Allentown Company Agrees To Pay Fines And Penalties Totaling $1.3 Million For Violating Procedures Related To Chemical Shipments
PHILADELPHIA – A chemical company headquartered in Allentown, PA, has agreed to plead guilty to a six count information charging it with shipping monomethylamine (MMA) to customers in Mexico for whom required identification had not been obtained and failing to report the disappearance of shipments of MMA. Taminco US, Inc. (“Taminco”), has also reached a settlement with the United States of civil claims concerning the same conduct and has agreed to pay a civil fine of $475,000. Taminco has agreed to a criminal penalty of $860,374, which comprises a criminal fine of $650,000 and forfeiture of $210,374. The agreements must be accepted and approved by United States District Court Judge Edward G. Smith. The case was announced today by First Assistant United States Attorney Louis D. Lappen.
Taminco manufactured, distributed, sold and exported MMA. MMA is classified as a “List I” chemical and regulated by the Drug Enforcement Administration (DEA) because it is a necessary chemical for one method of manufacturing methamphetamine, a controlled substance. Due to its List I chemical classification, a manufacturer is required to confirm the identity and verify the legitimacy of any customer to whom it ships the product. The manufacturer is also required to immediately report to the DEA any unusual or excessive loss or disappearance of the product. Taminco manufactured MMA at its plant in Pace, Florida, and had the MMA packaged in 55 gallon drums before shipping it to the border at Laredo, Texas.
According to court documents filed today, between February and June of 2010, Taminco shipped six loads of MMA to two different customers in Mexico for whom Taminco had not obtained required identification. Each load was approximately 16,800 kilograms of MMA. According to court documents, some shipments of MMA disappeared and Taminco failed to promptly report the disappearances to the DEA as required by statute.
DEA discovered evidence of some barrels from missing shipments in August 2011, and discovered some of the missing barrels of MMA in December 2011 and April 2012. In August 2011, DEA agents located wrappers from the June 2010 shipment of MMA drums in an abandoned residence in San Luis, Arizona. In December of 2011, Customs and Border Protection officers intercepted five Taminco drums of MMA when an individual (not associated with Taminco) attempted to transport them by truck into Mexico at Nogales, Arizona. In April of 2012, DEA agents found and seized six additional Taminco drums of MMA at a self-storage unit in Nogales, Arizona. The drums that DEA seized were from March 2010 shipments to the unverified Mexican customer.
Taminco’s civil settlement with the United States resolves civil claims arising from 19 shipments of MMA in early and mid-2010 that were authorized by Taminco without proper verification of the existence and validity of the foreign business entities ordering the List I chemicals. According to the civil claims, Taminco also could not verify that certain of the MMA shipments reached their intended recipient in Mexico, and Taminco failed to report to DEA that those shipments were missing or that delivery could not be verified.
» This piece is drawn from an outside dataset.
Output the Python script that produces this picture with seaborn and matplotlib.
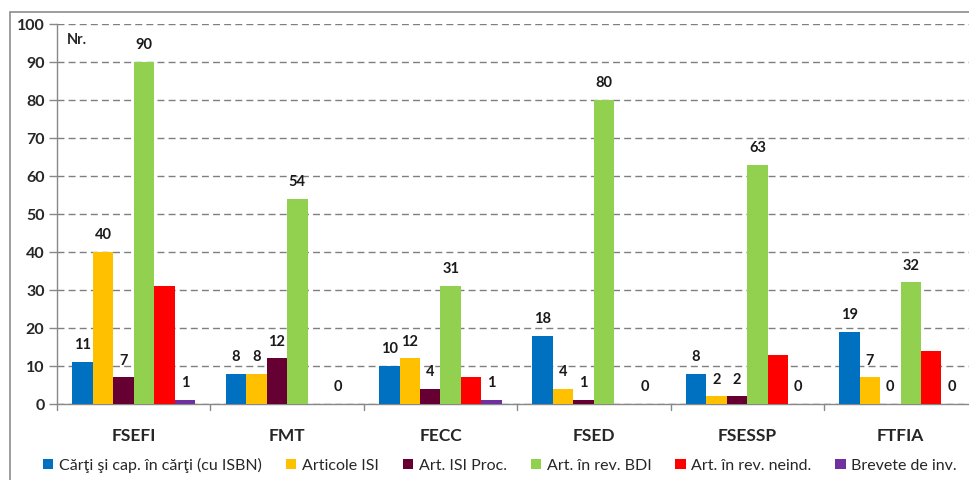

As part of the civil settlement, Taminco has entered into a Memorandum of Agreement (MOA) with the DEA under which Taminco has agreed to comply with certain heightened compliance requirements regarding the manufacture, sale and shipment of listed chemicals. DEA has agreed to forego administrative action against Taminco’s DEA registrations, subject to Taminco’s compliance with the terms of the MOA.
“The defendant in this case violated the law when it chose to ship DEA regulated precursor chemicals, which it knew could be used to manufacture methamphetamine, without following procedures designed to ensure that these chemicals do not end up in the hands of drug dealers,” said Lappen. “As part of our continuing responsibility to help protect the public from dangerous drugs, this office will continue to use both criminal and civil penalties to ensure that companies properly handle List I chemicals.”
“A primary function of the DEA’s Office of Diversion Control is to prevent, detect, and investigate the diversion of listed chemicals such as MMA from chemical supply companies. This chemical is often used by drug-trafficking organizations to manufacture methamphetamine, which is a highly addictive drug,” said Special Agent-in-Charge Gary Tuggle, DEA Philadelphia. “DEA Diversion Investigators play a pivotal role in the agency’s mission of combating the diversion of listed chemicals for illegal purposes. The DEA will remain aggressive in pursuing criminal violations of this nature.”
“DEA in Arizona and Philadelphia worked closely with other members of law enforcement in an effort to determine what became of these chemicals which have the potential to become harmful drugs,” said Special Agent-in-Charge Doug Coleman, DEA Arizona. “DEA is responsible for protecting our citizens from the dangers of drugs and will pursue all responsible parties who play a role in the manufacture and distribution of illicit drugs and their precursors.”
The case was investigated by the Yuma, AZ Resident Office and Scranton Resident Office of the Drug Enforcement Administration with assistance from Customs and Border Protection. It is being prosecuted by Assistant United States Attorneys Albert S. Glenn and Charlene Keller Fullmer.